▸ **WHAT IS ASKED**
Reproduce the listing exactly and skip over any pictures.

>> Begin DATA BLOCK

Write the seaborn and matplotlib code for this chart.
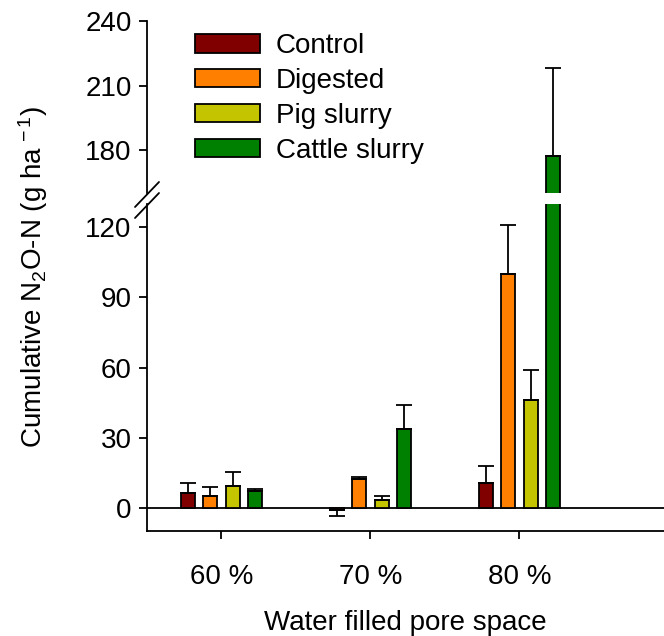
import matplotlib
matplotlib.use("Agg")
import matplotlib.pyplot as plt
from matplotlib.patches import Patch
from matplotlib.lines import Line2D
import numpy as np
import pandas as pd
import seaborn as sns

# Cumulative N2O-N emissions (g ha-1) by water filled pore space and treatment
wfps = ["60 %", "70 %", "80 %"]
treatments = ["Control", "Digested", "Pig slurry", "Cattle slurry"]
control = [6.3, -1.0, 10.6]
digested = [5.1, 12.4, 99.9]
pig_slurry = [9.1, 3.3, 46.2]
cattle_slurry = [7.3, 33.7, 177.0]
control_se = [4.1, 2.6, 7.3]
digested_se = [3.9, 0.7, 20.9]
pig_slurry_se = [6.3, 1.8, 12.8]
cattle_slurry_se = [0.5, 10.4, 41.0]
colors = ["#800000", "#FF8000", "#C4C400", "#008000"]

means = [control, digested, pig_slurry, cattle_slurry]
errors = [control_se, digested_se, pig_slurry_se, cattle_slurry_se]

df = pd.DataFrame({
    "wfps": np.tile(wfps, len(treatments)),
    "treatment": np.repeat(treatments, len(wfps)),
    "value": np.concatenate(means),
})

sns.set_style("ticks")
plt.rcParams["font.family"] = ["Liberation Sans", "DejaVu Sans"]
plt.rcParams["mathtext.fontset"] = "custom"
plt.rcParams["mathtext.rm"] = "Liberation Sans"
plt.rcParams["mathtext.it"] = "Liberation Sans:italic"
plt.rcParams["font.size"] = 20
for key in ("text.color", "axes.labelcolor", "xtick.color", "ytick.color",
            "axes.edgecolor"):
    plt.rcParams[key] = "black"

W, H = 664, 636
fig = plt.figure(figsize=(W / 100, H / 100), dpi=100)
ax_low = fig.add_axes([147 / W, 1 - 531 / H, 517 / W, 327 / H])
ax_top = fig.add_axes([147 / W, 1 - 193 / H, 517 / W, 172 / H])

lw = 1.3
for ax in (ax_low, ax_top):
    sns.barplot(data=df, x="wfps", y="value", hue="treatment",
                order=wfps, hue_order=treatments, palette=colors,
                width=0.6, gap=0.375, saturation=1, errorbar=None,
                edgecolor="black", linewidth=lw, legend=False, ax=ax)
    # one-sided error bars pointing away from zero
    for cont, m_vals, e_vals in zip(ax.containers, means, errors):
        for bar, m, e in zip(cont.patches, m_vals, e_vals):
            xc = bar.get_x() + bar.get_width() / 2
            yerr = [[0], [e]] if m >= 0 else [[e], [0]]
            ax.errorbar(xc, m, yerr=yerr, fmt="none", ecolor="black",
                        elinewidth=lw, capsize=6, capthick=lw, zorder=1)
    ax.set_xlim(-0.5, 2.97)
    ax.set_xlabel("")
    ax.set_ylabel("")
    for s in ax.spines.values():
        s.set_linewidth(lw)
        s.set_color("black")
    ax.tick_params(axis="both", width=lw, length=6, labelsize=20, pad=5,
                   color="black", labelcolor="black")

ax_low.set_ylim(-10, 130)
ax_low.set_yticks([0, 30, 60, 90, 120])
ax_low.axhline(0, color="black", lw=lw, zorder=0.5)
ax_low.spines["top"].set_visible(False)
ax_low.spines["right"].set_visible(False)
ax_low.tick_params(axis="x", pad=18)
ax_low.set_xlabel("Water filled pore space", fontsize=20, labelpad=14,
                  color="black")

ax_top.set_ylim(160, 240)
ax_top.set_yticks([180, 210, 240])
ax_top.set_xticks([])
for side in ("top", "right", "bottom"):
    ax_top.spines[side].set_visible(False)

# axis break marks
for y0 in (207, 218):
    fig.add_artist(Line2D([135 / W, 159 / W], [1 - y0 / H, 1 - (y0 - 25) / H],
                          transform=fig.transFigure, color="black", lw=lw))

fig.text(33 / W, 1 - 277 / H, r"Cumulative N$_2$O-N (g ha$^{\,-1}$)",
         rotation=90, ha="center", va="center", fontsize=20, color="black")

handles = [Patch(facecolor=c, edgecolor="black", linewidth=lw) for c in colors]
ax_top.legend(handles, treatments, loc="upper left",
              bbox_to_anchor=(195 / W, 1 - 33 / H), bbox_transform=fig.transFigure,
              frameon=False, fontsize=20, handlelength=2.35, handleheight=0.65,
              handletextpad=0.55, labelspacing=0.32, borderpad=0, borderaxespad=0,
              labelcolor="black")

fig.savefig("out.png", dpi=100)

>> End DATA BLOCK

▸ **TASK ANSWER**
Write the seaborn and matplotlib code for this chart.
import matplotlib
matplotlib.use("Agg")
import matplotlib.pyplot as plt
from matplotlib.patches import Patch
from matplotlib.lines import Line2D
import numpy as np
import pandas as pd
import seaborn as sns

# Cumulative N2O-N emissions (g ha-1) by water filled pore space and treatment
wfps = ["60 %", "70 %", "80 %"]
treatments = ["Control", "Digested", "Pig slurry", "Cattle slurry"]
control = [6.3, -1.0, 10.6]
digested = [5.1, 12.4, 99.9]
pig_slurry = [9.1, 3.3, 46.2]
cattle_slurry = [7.3, 33.7, 177.0]
control_se = [4.1, 2.6, 7.3]
digested_se = [3.9, 0.7, 20.9]
pig_slurry_se = [6.3, 1.8, 12.8]
cattle_slurry_se = [0.5, 10.4, 41.0]
colors = ["#800000", "#FF8000", "#C4C400", "#008000"]

means = [control, digested, pig_slurry, cattle_slurry]
errors = [control_se, digested_se, pig_slurry_se, cattle_slurry_se]

df = pd.DataFrame({
    "wfps": np.tile(wfps, len(treatments)),
    "treatment": np.repeat(treatments, len(wfps)),
    "value": np.concatenate(means),
})

sns.set_style("ticks")
plt.rcParams["font.family"] = ["Liberation Sans", "DejaVu Sans"]
plt.rcParams["mathtext.fontset"] = "custom"
plt.rcParams["mathtext.rm"] = "Liberation Sans"
plt.rcParams["mathtext.it"] = "Liberation Sans:italic"
plt.rcParams["font.size"] = 20
for key in ("text.color", "axes.labelcolor", "xtick.color", "ytick.color",
            "axes.edgecolor"):
    plt.rcParams[key] = "black"

W, H = 664, 636
fig = plt.figure(figsize=(W / 100, H / 100), dpi=100)
ax_low = fig.add_axes([147 / W, 1 - 531 / H, 517 / W, 327 / H])
ax_top = fig.add_axes([147 / W, 1 - 193 / H, 517 / W, 172 / H])

lw = 1.3
for ax in (ax_low, ax_top):
    sns.barplot(data=df, x="wfps", y="value", hue="treatment",
                order=wfps, hue_order=treatments, palette=colors,
                width=0.6, gap=0.375, saturation=1, errorbar=None,
                edgecolor="black", linewidth=lw, legend=False, ax=ax)
    # one-sided error bars pointing away from zero
    for cont, m_vals, e_vals in zip(ax.containers, means, errors):
        for bar, m, e in zip(cont.patches, m_vals, e_vals):
            xc = bar.get_x() + bar.get_width() / 2
            yerr = [[0], [e]] if m >= 0 else [[e], [0]]
            ax.errorbar(xc, m, yerr=yerr, fmt="none", ecolor="black",
                        elinewidth=lw, capsize=6, capthick=lw, zorder=1)
    ax.set_xlim(-0.5, 2.97)
    ax.set_xlabel("")
    ax.set_ylabel("")
    for s in ax.spines.values():
        s.set_linewidth(lw)
        s.set_color("black")
    ax.tick_params(axis="both", width=lw, length=6, labelsize=20, pad=5,
                   color="black", labelcolor="black")

ax_low.set_ylim(-10, 130)
ax_low.set_yticks([0, 30, 60, 90, 120])
ax_low.axhline(0, color="black", lw=lw, zorder=0.5)
ax_low.spines["top"].set_visible(False)
ax_low.spines["right"].set_visible(False)
ax_low.tick_params(axis="x", pad=18)
ax_low.set_xlabel("Water filled pore space", fontsize=20, labelpad=14,
                  color="black")

ax_top.set_ylim(160, 240)
ax_top.set_yticks([180, 210, 240])
ax_top.set_xticks([])
for side in ("top", "right", "bottom"):
    ax_top.spines[side].set_visible(False)

# axis break marks
for y0 in (207, 218):
    fig.add_artist(Line2D([135 / W, 159 / W], [1 - y0 / H, 1 - (y0 - 25) / H],
                          transform=fig.transFigure, color="black", lw=lw))

fig.text(33 / W, 1 - 277 / H, r"Cumulative N$_2$O-N (g ha$^{\,-1}$)",
         rotation=90, ha="center", va="center", fontsize=20, color="black")

handles = [Patch(facecolor=c, edgecolor="black", linewidth=lw) for c in colors]
ax_top.legend(handles, treatments, loc="upper left",
              bbox_to_anchor=(195 / W, 1 - 33 / H), bbox_transform=fig.transFigure,
              frameon=False, fontsize=20, handlelength=2.35, handleheight=0.65,
              handletextpad=0.55, labelspacing=0.32, borderpad=0, borderaxespad=0,
              labelcolor="black")

fig.savefig("out.png", dpi=100)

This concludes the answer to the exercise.